Wire: started as punk, but evolved like hell into something of a 'template' for 'post' things...post-punk, even post-rock if you count some of their 'in between years' solo efforts.

Joy Division: similar to the above, but in this case evolved into a 'template' for techno in the post-Ian Curtis guise of New Order.

Gang of Four: the grand warp of punk and funk that begat...well, a lot of things. Influenced way too many things that came in their wake to even begin here.

Flying Lizards: David Cunningham's experiment in humor + dub + experimental music + pop. Known for that version of "Money", but there's a lot of other stuff that's rather neglected that's more than worthy, musically.

XTC: again, started during punk, but turned into something else...in this case, one of the finest revitalizers for pop to come out of that fin-de-punk period.

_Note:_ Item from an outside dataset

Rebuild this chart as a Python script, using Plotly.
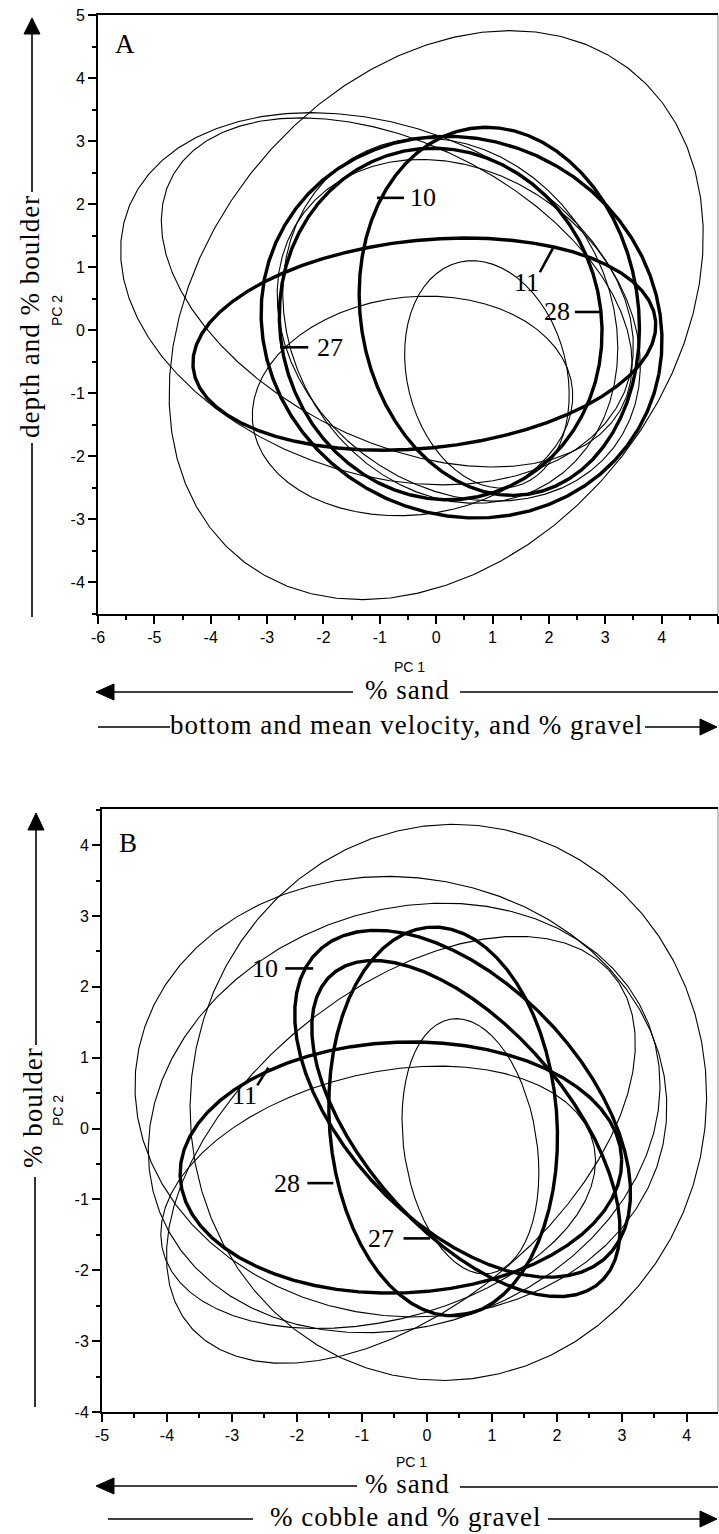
import numpy as np
import plotly.graph_objects as go

W, H = 719, 1534

# ---------------- data ----------------
# Panel A ellipses: centre, semi-axes, rotation (deg), bold flag
a_cx   = [0.00, -1.05, -0.70, 0.90, -0.42, 0.25, 0.40, -0.21, 1.12, 0.45, 0.08]
a_cy   = [0.24, 0.50, 0.60, -0.70, -1.20, 0.15, 0.00, -0.22, 0.30, 0.05, 0.10]
a_ra   = [5.24, 4.65, 4.40, 1.85, 2.85, 3.15, 3.35, 4.12, 2.95, 3.58, 2.90]
a_rb   = [3.92, 2.79, 2.40, 1.40, 1.73, 2.70, 2.55, 1.65, 2.45, 3.00, 2.75]
a_rot  = [40, -15, -22, 110, 5, -40, -25, 5, 105, -12, -30]
a_bold = [0, 0, 0, 0, 0, 0, 0, 1, 1, 1, 1]

# Panel B ellipses
b_cx   = [0.33, -0.40, -0.35, -0.75, 0.67, -0.40, -0.40, 0.55, 0.60, 0.25]
b_cy   = [0.37, 0.45, 0.15, -0.97, -0.25, -0.30, -0.55, 0.35, 0.00, 0.10]
b_ra   = [4.00, 4.10, 4.00, 3.40, 1.82, 4.10, 3.40, 3.10, 3.00, 2.75]
b_rb   = [3.90, 3.10, 2.95, 1.75, 1.02, 2.30, 1.77, 1.75, 1.50, 1.75]
b_rot  = [30, -5, 15, 12, 100, 35, 2, -42, -45, 95]
b_bold = [0, 0, 0, 0, 0, 0, 1, 1, 1, 1]

# Site labels: text, label position, leader line start/end
a_lab   = ["10", "11", "27", "28"]
a_lab_x = [-0.23, 1.61, -1.88, 2.14]
a_lab_y = [2.10, 0.75, -0.27, 0.29]
a_ld_x0 = [-0.57, 1.84, -2.27, 2.46]
a_ld_y0 = [2.10, 0.92, -0.27, 0.29]
a_ld_x1 = [-1.05, 2.07, -2.77, 2.91]
a_ld_y1 = [2.10, 1.30, -0.27, 0.29]

b_lab   = ["10", "11", "28", "27"]
b_lab_x = [-2.49, -2.80, -2.15, -0.70]
b_lab_y = [2.26, 0.47, -0.77, -1.55]
b_ld_x0 = [-2.18, -2.61, -1.84, -0.36]
b_ld_y0 = [2.26, 0.61, -0.77, -1.55]
b_ld_x1 = [-1.75, -2.44, -1.44, 0.05]
b_ld_y1 = [2.26, 0.86, -0.77, -1.55]

# Tick labels
a_xticks = [-6, -5, -4, -3, -2, -1, 0, 1, 2, 3, 4, 5]
a_yticks = [-4, -3, -2, -1, 0, 1, 2, 3, 4, 5]
b_xticks = [-5, -4, -3, -2, -1, 0, 1, 2, 3, 4]
b_yticks = [-4, -3, -2, -1, 0, 1, 2, 3, 4]

# ---------------- figure ----------------
fig = go.Figure()


def ellipse(cx, cy, ra, rb, rot, n=61):
    t = np.linspace(0, 2 * np.pi, n)
    th = np.deg2rad(rot)
    x = cx + ra * np.cos(t) * np.cos(th) - rb * np.sin(t) * np.sin(th)
    y = cy + ra * np.cos(t) * np.sin(th) + rb * np.sin(t) * np.cos(th)
    return x, y


def add_set(cx, cy, ra, rb, rot, bold, xa, ya):
    for i in range(len(cx)):
        x, y = ellipse(cx[i], cy[i], ra[i], rb[i], rot[i])
        fig.add_trace(go.Scatter(x=x, y=y, mode="lines", xaxis=xa, yaxis=ya,
                                 line=dict(color="black", width=3.4 if bold[i] else 1.1),
                                 hoverinfo="skip", showlegend=False))


add_set(a_cx, a_cy, a_ra, a_rb, a_rot, a_bold, "x", "y")
add_set(b_cx, b_cy, b_ra, b_rb, b_rot, b_bold, "x2", "y2")

SERIF = "Liberation Serif"
SANS = "Liberation Sans"

annotations = []
shapes = []


def labels(lab, lx, ly, x0, y0, x1, y1, xr, yr):
    for i in range(len(lab)):
        annotations.append(dict(x=lx[i], y=ly[i], xref=xr, yref=yr, text=lab[i],
                                showarrow=False, xanchor="center", yanchor="middle",
                                font=dict(family=SERIF, size=26, color="black")))
        shapes.append(dict(type="line", xref=xr, yref=yr, x0=x0[i], y0=y0[i],
                           x1=x1[i], y1=y1[i], line=dict(color="black", width=2.6)))


labels(a_lab, a_lab_x, a_lab_y, a_ld_x0, a_ld_y0, a_ld_x1, a_ld_y1, "x", "y")
labels(b_lab, b_lab_x, b_lab_y, b_ld_x0, b_ld_y0, b_ld_x1, b_ld_y1, "x2", "y2")


def px(x):
    return x / W


def py(y):
    return 1 - y / H


def ptext(x, y, text, size, family=SERIF, angle=0):
    annotations.append(dict(x=px(x), y=py(y), xref="paper", yref="paper", text=text,
                            showarrow=False, xanchor="center", yanchor="middle",
                            textangle=angle, font=dict(family=family, size=size, color="black")))


def pline(x0, y0, x1, y1, w=1.6):
    shapes.append(dict(type="line", xref="paper", yref="paper", x0=px(x0), y0=py(y0),
                       x1=px(x1), y1=py(y1), line=dict(color="black", width=w)))


def ptri(pts):
    path = "M " + " L ".join(f"{px(a):.5f},{py(b):.5f}" for a, b in pts) + " Z"
    shapes.append(dict(type="path", xref="paper", yref="paper", path=path,
                       fillcolor="black", line=dict(color="black", width=1)))


def spaced(s):
    return f'<span style="letter-spacing:1px">{s}</span>'


# Panel letters
ptext(125, 44, "A", 27)
ptext(128, 843, "B", 27)

# ---- Panel A axis descriptors ----
ptext(57, 311, "PC 2", 14, SANS, -90)
ptext(30, 317, spaced("depth and % boulder"), 27, SERIF, -90)
ptri([(32, 18), (24, 34), (40, 34)])
pline(32, 34, 32, 192)
pline(32, 443, 32, 617)

ptext(409, 667, "PC 1", 14, SANS)
ptri([(96, 692), (114, 684), (114, 700)])
pline(114, 692, 353, 692)
ptext(407, 690, spaced("% sand"), 27)
pline(460, 692, 718, 692)
pline(98, 727, 170, 727)
ptext(406, 725, spaced("bottom and mean velocity, and % gravel"), 27)
pline(645, 727, 702, 727)
ptri([(717, 727), (700, 719), (700, 735)])

# ---- Panel B axis descriptors ----
ptext(58, 1110, "PC 2", 14, SANS, -90)
ptext(33, 1108, spaced("% boulder"), 27, SERIF, -90)
ptri([(36, 813), (28, 830), (44, 830)])
pline(36, 830, 36, 1045)
pline(35, 1177, 35, 1407)

ptext(411, 1462, "PC 1", 14, SANS)
ptri([(96, 1486), (114, 1478), (114, 1494)])
pline(114, 1486, 357, 1486)
ptext(407, 1484, spaced("% sand"), 27)
pline(460, 1487, 718, 1487)
pline(108, 1519, 253, 1519)
ptext(405, 1517, spaced("% cobble and % gravel"), 27)
pline(548, 1519, 702, 1519)
ptri([(717, 1519), (700, 1511), (700, 1527)])

# thin right borders of the plot boxes
shapes.append(dict(type="line", xref="paper", yref="paper", x0=px(718), x1=px(718),
                   y0=py(15), y1=py(614), line=dict(color="#888888", width=1)))
shapes.append(dict(type="line", xref="paper", yref="paper", x0=px(718), x1=px(718),
                   y0=py(809), y1=py(1412), line=dict(color="#888888", width=1)))


def axis(dom, rng, ticks, mirror):
    return dict(domain=dom, range=rng, showgrid=False, zeroline=False,
                showline=True, linecolor="black", linewidth=2, mirror=mirror,
                ticks="outside", ticklen=8, tickwidth=1.6, tickcolor="black",
                tickmode="array", tickvals=ticks, ticktext=[str(v) for v in ticks],
                tickfont=dict(family=SANS, size=16, color="black"),
                minor=dict(tickmode="linear", tick0=0.5, dtick=1, ticks="outside",
                           ticklen=4, tickwidth=1.6, tickcolor="black"),
                automargin=False, fixedrange=True)


fig.update_layout(
    width=W, height=H, autosize=False,
    margin=dict(l=0, r=0, t=0, b=0, pad=0),
    paper_bgcolor="white", plot_bgcolor="white",
    showlegend=False,
    xaxis=axis([98 / W, 718 / W], [-6, 5], a_xticks, True),
    yaxis=axis([1 - 614 / H, 1 - 15 / H], [-4.5, 5], a_yticks, False),
    xaxis2=axis([102 / W, 718 / W], [-5, 4.48], b_xticks, True),
    yaxis2=axis([1 - 1412 / H, 1 - 809 / H], [-4, 4.51], b_yticks, False),
    annotations=annotations,
    shapes=shapes,
)
fig.update_layout(xaxis2=dict(anchor="y2"), yaxis2=dict(anchor="x2"))

fig.write_html("out.html", config={"responsive": False, "displayModeBar": False},
               post_script="document.body.style.margin='0';document.body.style.overflow='hidden';")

Japan: we'll ignore that first album, for some good reasons, and instead focus on what came after as a much better infuser of 'style' into matters than, say, Duran Duran or the bulk of the more-hyped "New Romantics".

Sigue Sigue Sputnik: post-punk or the last punk blast? The multi-million prank of "Flaunt It!" on EMI in of itself makes them worthy enough, IMHO, but even musically they managed to mash together things that even precursed such latter-day styles as 'soundclash', early techno, et al.

PiL: definitely post-punk, by Johnny's own definition itself. Another thing like GoF that wound up being a mass influencer in addition to creating some wonderful, disturbing, experimental work up thru "Flowers of Romance" and carving up many ideas of what rock is after that.

Material: Bill Laswell redefined hard funk with this, and again, another 'mass influencer' that continues to have repercussions down to the present day. Also important as a 'launching pad' project for many, many things since its inception.

Sonic Youth: the other NYC luminaries of this sort, I think...a nasty recom-virus of NYC punk + Lower East Side New Music experimentalism + hangover traces of American psychedelia. Late into the mix, perhaps, but very much in the vein and very much worth making it into the list.

And just to be contrary, an eleventh:

The Pop Group: not a huge body of work here, but one that still repercusses music to this day. Perhaps the original 'soundclash' group, smashing together avant-jazz, avant-garde, funk, punk, industrial, dub, and god only knows what else in rapid-fire (dis)assembly, and sounding like virtually nothing else in the process.